* _Job_
Transcribe the records below from the first line to the line that includes "Chart.register(...registerables);", inclusive, and omit the pictures.

* _Information provided_
::::::::::

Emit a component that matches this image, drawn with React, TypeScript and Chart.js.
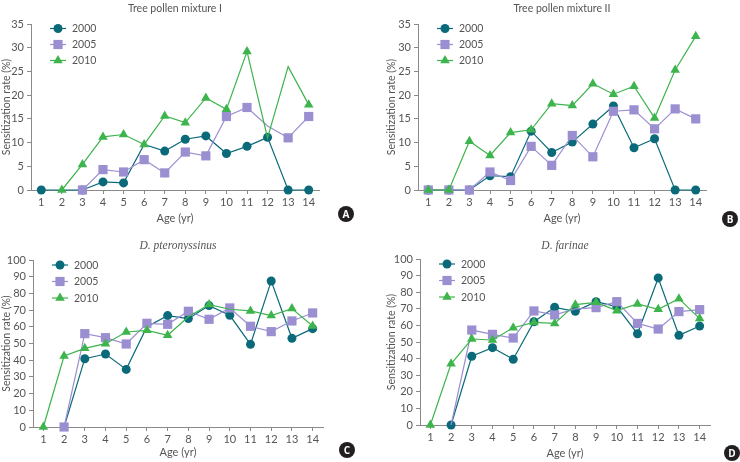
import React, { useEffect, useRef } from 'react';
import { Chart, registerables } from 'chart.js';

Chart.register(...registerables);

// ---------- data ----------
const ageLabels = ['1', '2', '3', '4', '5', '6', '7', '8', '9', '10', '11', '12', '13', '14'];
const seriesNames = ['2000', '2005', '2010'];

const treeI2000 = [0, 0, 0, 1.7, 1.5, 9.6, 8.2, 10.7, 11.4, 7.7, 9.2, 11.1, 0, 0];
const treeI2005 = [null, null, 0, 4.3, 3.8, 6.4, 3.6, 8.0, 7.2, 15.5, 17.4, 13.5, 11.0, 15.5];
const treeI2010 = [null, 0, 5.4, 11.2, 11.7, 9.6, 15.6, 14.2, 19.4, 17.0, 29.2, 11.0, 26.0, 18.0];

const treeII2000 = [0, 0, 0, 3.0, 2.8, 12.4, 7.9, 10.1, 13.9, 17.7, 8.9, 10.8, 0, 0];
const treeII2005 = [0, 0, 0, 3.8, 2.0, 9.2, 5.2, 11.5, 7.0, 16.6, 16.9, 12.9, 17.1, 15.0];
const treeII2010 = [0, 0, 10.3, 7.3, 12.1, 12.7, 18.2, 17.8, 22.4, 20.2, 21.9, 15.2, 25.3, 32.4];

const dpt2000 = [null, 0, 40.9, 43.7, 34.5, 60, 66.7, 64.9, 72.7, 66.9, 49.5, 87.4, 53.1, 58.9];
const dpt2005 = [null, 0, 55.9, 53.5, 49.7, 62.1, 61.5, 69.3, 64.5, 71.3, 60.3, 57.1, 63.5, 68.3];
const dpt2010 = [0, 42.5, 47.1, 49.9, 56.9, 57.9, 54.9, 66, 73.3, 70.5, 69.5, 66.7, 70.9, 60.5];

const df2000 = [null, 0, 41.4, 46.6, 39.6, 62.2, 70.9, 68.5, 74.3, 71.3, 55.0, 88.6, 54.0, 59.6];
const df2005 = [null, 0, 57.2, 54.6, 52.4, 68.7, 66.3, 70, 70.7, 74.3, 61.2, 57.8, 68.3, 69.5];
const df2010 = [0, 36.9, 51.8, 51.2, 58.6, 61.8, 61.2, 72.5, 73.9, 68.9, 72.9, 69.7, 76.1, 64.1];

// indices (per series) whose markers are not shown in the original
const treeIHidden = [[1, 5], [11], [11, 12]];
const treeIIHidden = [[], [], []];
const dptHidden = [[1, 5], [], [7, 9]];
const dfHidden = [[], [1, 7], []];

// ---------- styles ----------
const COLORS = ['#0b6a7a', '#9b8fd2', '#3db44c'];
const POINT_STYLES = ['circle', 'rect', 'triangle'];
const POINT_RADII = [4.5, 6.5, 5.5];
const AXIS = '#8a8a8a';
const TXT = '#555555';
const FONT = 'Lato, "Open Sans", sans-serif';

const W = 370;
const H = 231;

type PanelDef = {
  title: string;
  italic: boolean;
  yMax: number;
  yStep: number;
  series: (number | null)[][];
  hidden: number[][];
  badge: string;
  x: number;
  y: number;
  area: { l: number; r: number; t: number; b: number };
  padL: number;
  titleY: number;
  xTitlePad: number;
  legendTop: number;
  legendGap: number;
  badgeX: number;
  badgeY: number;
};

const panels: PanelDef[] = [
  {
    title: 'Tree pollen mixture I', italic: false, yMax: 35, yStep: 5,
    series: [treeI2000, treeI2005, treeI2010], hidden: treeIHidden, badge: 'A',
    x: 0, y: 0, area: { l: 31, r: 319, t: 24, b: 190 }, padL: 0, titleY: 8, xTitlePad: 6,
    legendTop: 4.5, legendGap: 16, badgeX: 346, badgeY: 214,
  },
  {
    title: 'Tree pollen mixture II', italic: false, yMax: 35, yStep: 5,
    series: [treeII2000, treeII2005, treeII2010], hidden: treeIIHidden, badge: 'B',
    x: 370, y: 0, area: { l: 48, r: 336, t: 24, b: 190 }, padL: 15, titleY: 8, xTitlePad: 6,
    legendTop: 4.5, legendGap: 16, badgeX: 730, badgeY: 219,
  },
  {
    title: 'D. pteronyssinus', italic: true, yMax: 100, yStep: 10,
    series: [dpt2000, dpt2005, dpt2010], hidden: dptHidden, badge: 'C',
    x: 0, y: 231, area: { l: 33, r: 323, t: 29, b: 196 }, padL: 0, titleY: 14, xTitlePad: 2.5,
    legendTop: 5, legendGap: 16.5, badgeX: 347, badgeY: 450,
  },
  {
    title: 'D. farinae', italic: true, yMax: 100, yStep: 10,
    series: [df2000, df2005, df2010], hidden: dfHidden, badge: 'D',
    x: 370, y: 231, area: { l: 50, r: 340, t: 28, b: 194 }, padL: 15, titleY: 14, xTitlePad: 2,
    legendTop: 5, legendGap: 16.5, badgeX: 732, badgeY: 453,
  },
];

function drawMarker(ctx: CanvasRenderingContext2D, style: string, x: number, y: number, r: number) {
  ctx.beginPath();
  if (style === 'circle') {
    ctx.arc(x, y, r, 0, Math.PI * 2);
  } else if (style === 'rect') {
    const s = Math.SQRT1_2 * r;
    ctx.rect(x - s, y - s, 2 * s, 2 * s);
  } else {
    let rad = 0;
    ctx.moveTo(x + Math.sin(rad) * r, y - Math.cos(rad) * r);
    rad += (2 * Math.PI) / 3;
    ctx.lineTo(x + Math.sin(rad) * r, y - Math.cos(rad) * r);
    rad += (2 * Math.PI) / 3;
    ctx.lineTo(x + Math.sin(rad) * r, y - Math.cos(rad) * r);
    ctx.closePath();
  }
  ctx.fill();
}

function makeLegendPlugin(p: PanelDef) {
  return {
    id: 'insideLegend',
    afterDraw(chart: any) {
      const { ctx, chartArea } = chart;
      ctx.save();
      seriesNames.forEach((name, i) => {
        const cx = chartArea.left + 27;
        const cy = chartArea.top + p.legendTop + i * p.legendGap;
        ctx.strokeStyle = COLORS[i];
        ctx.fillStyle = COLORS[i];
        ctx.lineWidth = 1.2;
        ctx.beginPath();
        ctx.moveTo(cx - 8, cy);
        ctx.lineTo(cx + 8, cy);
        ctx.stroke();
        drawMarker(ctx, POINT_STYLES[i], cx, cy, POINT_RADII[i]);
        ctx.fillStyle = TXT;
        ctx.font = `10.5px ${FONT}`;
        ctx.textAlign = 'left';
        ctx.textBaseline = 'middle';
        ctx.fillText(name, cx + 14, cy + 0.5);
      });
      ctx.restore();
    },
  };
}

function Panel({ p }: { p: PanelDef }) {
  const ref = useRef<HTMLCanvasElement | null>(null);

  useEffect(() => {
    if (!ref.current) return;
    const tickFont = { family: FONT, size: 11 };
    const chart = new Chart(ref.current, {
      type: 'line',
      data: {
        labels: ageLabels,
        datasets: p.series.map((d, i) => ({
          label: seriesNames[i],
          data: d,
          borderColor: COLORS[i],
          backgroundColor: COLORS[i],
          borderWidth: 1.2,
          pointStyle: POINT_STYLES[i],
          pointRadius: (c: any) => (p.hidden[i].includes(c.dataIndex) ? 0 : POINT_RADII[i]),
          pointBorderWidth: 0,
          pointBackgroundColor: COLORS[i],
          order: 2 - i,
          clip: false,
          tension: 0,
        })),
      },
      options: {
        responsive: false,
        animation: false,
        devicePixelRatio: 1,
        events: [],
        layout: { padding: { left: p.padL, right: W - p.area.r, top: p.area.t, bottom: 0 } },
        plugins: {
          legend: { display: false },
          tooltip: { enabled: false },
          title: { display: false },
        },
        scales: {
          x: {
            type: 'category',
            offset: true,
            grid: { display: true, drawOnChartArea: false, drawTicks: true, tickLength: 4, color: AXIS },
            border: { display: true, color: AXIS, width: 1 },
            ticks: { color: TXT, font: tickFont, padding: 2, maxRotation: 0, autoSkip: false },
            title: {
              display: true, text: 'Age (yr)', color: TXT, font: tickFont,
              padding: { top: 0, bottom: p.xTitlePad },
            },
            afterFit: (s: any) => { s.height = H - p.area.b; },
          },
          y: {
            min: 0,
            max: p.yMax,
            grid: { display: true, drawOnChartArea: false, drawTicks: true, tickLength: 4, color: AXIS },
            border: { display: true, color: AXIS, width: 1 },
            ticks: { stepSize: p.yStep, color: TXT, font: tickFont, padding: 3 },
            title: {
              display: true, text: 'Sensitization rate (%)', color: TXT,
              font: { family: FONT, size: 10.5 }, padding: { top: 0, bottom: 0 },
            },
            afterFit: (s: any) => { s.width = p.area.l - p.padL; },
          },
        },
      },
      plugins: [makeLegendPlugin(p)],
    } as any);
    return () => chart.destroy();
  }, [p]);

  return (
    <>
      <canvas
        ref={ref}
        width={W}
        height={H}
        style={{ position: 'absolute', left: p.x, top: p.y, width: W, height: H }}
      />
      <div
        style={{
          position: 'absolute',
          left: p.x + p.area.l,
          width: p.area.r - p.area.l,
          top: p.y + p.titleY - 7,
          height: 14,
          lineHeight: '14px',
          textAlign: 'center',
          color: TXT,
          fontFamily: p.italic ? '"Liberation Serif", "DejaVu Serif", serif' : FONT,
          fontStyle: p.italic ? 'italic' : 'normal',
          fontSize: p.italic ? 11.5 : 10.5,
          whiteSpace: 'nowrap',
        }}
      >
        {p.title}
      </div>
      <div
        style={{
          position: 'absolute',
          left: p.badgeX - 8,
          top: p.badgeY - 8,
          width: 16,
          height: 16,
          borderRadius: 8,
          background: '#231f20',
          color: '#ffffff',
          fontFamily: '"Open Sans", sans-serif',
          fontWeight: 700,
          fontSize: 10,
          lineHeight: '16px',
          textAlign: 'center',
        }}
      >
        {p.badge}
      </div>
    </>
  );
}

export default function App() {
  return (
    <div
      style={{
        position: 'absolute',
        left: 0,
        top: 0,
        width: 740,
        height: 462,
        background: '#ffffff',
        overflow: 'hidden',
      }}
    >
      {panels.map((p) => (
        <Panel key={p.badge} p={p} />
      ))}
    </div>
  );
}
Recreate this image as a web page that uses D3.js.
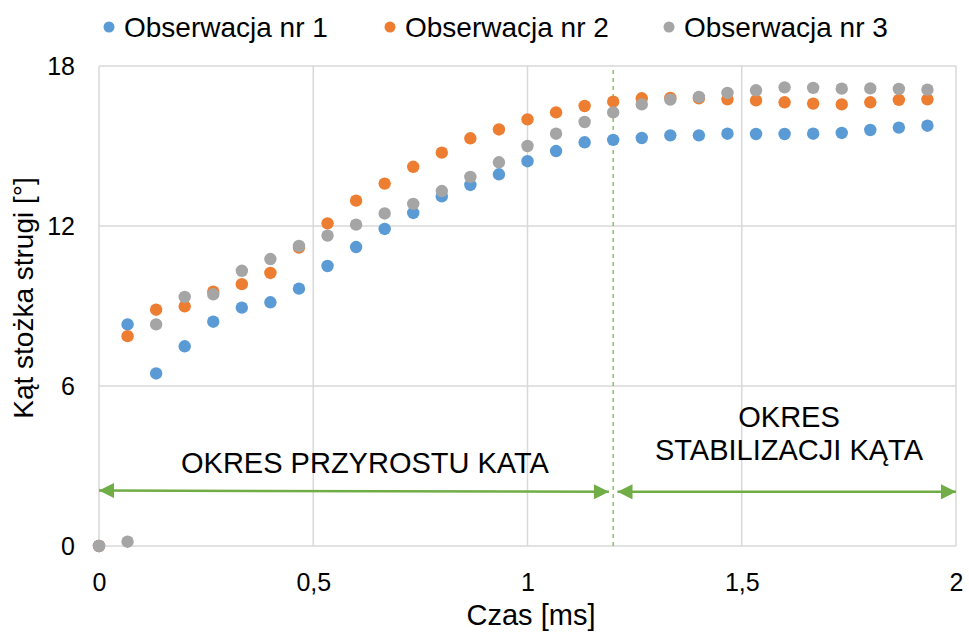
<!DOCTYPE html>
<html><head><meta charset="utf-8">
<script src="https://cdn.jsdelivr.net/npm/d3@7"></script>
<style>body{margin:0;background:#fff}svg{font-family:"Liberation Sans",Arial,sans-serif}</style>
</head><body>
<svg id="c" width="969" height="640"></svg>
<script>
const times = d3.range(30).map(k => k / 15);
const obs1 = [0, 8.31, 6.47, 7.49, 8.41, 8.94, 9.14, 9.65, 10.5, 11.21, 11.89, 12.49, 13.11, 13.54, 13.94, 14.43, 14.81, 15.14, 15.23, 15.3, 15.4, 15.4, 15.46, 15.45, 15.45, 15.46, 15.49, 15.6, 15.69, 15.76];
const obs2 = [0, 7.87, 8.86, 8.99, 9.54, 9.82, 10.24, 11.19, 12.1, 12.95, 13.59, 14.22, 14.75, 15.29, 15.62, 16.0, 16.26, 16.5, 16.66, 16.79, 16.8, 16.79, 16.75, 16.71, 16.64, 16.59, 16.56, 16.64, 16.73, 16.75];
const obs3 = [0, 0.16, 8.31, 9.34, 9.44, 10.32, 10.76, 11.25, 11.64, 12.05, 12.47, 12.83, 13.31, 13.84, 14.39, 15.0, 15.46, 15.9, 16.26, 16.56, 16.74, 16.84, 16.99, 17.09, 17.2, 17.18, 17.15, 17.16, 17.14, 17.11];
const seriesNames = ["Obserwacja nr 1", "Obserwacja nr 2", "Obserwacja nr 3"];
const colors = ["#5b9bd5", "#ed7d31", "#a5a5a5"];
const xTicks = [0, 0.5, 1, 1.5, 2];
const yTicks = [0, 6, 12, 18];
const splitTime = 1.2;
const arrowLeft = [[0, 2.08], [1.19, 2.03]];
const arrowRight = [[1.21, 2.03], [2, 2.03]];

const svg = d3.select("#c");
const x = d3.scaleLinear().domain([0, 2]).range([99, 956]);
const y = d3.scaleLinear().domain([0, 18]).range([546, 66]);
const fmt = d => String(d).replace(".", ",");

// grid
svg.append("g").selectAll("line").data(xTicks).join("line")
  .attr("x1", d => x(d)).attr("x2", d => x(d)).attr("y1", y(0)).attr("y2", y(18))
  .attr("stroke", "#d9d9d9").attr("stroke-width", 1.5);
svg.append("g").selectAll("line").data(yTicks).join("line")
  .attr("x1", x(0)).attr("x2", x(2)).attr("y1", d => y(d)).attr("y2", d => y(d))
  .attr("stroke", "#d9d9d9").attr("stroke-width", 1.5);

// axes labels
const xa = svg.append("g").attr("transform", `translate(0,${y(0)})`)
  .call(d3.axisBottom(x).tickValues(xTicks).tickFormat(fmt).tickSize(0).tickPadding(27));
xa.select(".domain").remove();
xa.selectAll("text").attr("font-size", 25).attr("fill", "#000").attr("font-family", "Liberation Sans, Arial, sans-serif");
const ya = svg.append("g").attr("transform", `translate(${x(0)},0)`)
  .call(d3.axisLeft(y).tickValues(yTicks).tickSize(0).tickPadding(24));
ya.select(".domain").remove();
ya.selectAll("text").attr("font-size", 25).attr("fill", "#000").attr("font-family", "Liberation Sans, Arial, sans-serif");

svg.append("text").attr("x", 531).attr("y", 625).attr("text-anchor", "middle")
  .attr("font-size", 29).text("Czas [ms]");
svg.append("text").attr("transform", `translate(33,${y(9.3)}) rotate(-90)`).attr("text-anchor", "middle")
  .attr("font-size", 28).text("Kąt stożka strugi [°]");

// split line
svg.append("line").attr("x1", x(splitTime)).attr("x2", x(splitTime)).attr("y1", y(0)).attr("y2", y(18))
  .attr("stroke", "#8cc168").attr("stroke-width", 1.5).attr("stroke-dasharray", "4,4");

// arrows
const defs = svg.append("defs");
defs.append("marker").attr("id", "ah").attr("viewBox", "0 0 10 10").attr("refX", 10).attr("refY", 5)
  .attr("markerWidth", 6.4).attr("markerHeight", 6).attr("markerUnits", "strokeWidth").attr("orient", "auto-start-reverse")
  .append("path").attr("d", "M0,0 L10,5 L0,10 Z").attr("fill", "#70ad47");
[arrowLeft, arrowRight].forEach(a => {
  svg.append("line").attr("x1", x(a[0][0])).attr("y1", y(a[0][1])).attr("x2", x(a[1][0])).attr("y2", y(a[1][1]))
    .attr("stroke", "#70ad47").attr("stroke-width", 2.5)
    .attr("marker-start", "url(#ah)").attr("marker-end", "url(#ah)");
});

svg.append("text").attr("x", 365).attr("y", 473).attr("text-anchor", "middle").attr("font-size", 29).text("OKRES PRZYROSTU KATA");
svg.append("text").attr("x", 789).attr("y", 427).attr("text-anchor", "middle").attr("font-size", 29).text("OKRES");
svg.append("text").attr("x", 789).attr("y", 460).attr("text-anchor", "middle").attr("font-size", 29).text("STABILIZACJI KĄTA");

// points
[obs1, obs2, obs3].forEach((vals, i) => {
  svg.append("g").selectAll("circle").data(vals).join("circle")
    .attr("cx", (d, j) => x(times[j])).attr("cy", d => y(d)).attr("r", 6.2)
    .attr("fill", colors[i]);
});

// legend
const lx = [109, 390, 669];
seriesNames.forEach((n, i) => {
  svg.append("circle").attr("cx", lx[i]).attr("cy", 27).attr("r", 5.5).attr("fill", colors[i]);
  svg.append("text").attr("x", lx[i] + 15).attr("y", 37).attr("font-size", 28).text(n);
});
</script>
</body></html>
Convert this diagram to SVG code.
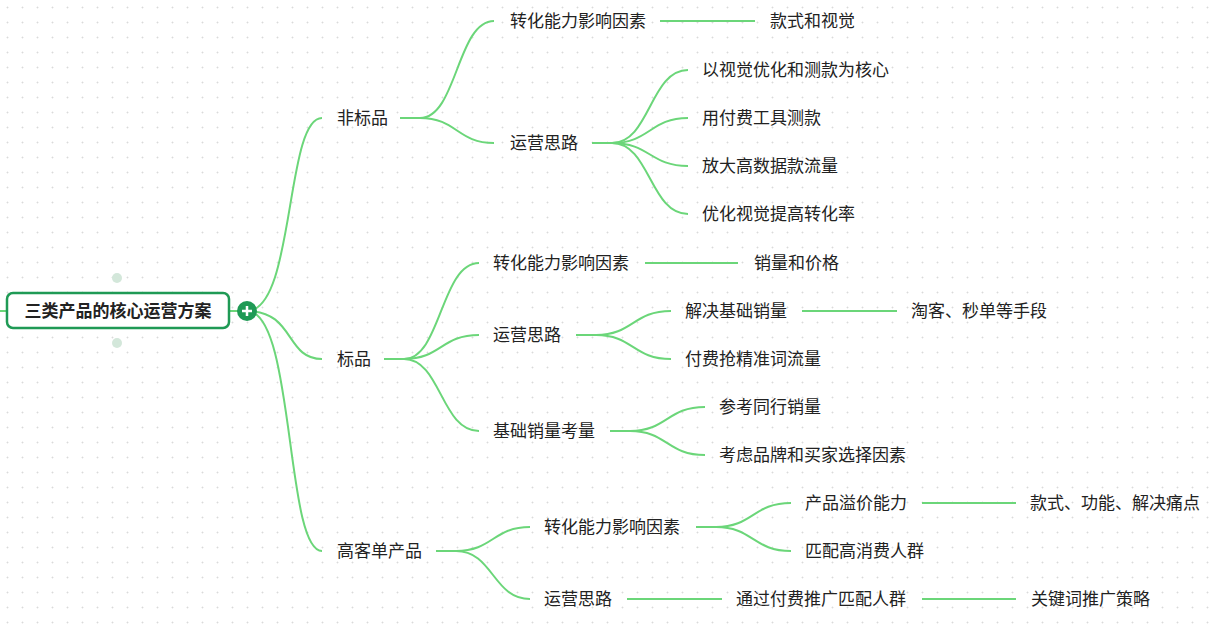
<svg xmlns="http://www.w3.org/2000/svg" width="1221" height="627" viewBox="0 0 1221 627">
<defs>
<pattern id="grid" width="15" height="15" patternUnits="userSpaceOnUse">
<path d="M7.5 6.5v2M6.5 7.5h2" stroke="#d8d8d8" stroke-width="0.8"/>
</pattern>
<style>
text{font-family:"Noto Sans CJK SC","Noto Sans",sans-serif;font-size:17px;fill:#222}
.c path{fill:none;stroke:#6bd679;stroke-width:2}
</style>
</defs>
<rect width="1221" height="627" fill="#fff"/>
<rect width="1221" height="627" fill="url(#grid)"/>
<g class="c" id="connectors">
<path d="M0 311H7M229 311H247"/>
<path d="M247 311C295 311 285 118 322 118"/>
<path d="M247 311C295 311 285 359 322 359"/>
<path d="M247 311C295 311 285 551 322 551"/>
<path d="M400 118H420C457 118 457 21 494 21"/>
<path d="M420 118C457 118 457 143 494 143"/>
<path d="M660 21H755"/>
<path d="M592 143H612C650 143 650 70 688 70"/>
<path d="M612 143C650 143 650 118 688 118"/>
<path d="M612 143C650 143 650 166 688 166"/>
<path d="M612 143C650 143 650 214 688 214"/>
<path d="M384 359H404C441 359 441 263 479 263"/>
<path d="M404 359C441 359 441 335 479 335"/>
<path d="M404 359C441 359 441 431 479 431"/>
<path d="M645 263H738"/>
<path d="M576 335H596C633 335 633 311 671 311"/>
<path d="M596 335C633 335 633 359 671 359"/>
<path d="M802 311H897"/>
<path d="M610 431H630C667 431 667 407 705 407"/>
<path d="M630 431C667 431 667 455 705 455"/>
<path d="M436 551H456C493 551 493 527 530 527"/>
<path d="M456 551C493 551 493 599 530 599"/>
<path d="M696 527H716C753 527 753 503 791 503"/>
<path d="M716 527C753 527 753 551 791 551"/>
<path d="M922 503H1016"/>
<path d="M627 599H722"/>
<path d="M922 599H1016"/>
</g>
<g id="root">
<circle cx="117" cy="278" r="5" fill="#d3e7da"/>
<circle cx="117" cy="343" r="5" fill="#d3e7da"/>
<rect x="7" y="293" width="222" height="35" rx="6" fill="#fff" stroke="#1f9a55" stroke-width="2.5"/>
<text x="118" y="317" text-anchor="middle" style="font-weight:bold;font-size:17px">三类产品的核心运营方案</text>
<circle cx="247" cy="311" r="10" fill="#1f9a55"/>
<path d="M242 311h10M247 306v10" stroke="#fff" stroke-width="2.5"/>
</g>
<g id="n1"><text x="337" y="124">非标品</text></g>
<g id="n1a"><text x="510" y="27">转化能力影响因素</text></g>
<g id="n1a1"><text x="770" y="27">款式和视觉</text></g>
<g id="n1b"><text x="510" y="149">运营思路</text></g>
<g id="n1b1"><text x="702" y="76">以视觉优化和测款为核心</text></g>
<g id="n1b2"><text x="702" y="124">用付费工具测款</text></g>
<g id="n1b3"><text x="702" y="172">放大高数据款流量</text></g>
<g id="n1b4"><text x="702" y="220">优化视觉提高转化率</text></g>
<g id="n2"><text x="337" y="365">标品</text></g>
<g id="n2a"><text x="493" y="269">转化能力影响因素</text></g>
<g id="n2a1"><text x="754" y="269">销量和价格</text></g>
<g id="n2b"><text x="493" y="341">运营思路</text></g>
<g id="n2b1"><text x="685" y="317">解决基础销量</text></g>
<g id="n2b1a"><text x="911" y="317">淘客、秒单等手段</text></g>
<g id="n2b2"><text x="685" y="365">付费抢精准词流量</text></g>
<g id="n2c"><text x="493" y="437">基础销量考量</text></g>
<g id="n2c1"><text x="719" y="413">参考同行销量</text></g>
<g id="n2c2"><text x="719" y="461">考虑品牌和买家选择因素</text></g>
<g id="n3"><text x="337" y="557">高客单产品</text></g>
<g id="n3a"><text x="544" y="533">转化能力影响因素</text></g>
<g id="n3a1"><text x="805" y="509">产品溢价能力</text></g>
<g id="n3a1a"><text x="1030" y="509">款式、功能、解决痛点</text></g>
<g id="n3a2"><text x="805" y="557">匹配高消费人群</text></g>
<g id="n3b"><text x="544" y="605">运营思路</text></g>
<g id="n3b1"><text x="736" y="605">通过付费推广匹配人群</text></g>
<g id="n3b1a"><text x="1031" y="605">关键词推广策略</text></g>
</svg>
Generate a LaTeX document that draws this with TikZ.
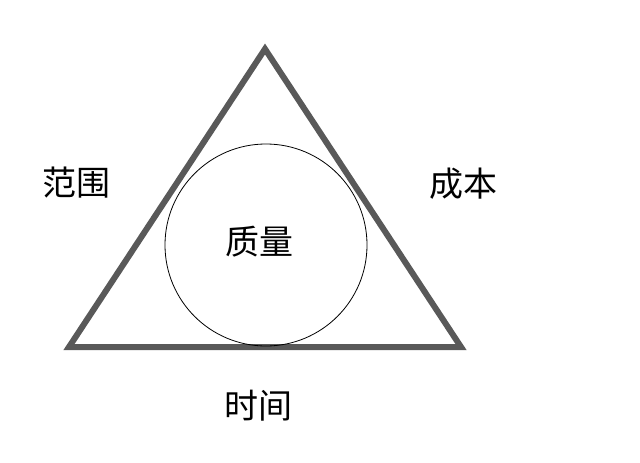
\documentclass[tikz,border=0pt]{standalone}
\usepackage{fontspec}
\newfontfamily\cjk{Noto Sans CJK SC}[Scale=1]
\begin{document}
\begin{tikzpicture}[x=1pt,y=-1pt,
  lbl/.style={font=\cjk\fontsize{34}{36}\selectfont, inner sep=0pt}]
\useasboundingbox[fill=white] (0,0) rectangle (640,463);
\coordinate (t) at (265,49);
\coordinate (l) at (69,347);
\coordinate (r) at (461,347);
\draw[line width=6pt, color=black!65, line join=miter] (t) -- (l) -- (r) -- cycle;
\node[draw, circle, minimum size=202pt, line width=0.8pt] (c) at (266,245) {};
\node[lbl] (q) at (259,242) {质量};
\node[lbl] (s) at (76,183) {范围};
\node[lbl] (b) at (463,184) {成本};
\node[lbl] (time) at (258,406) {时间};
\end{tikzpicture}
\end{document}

::::::::::

* _Response for this exercise_
Emit a component that matches this image, drawn with React, TypeScript and Chart.js.
import React, { useEffect, useRef } from 'react';
import { Chart, registerables } from 'chart.js';

Chart.register(...registerables);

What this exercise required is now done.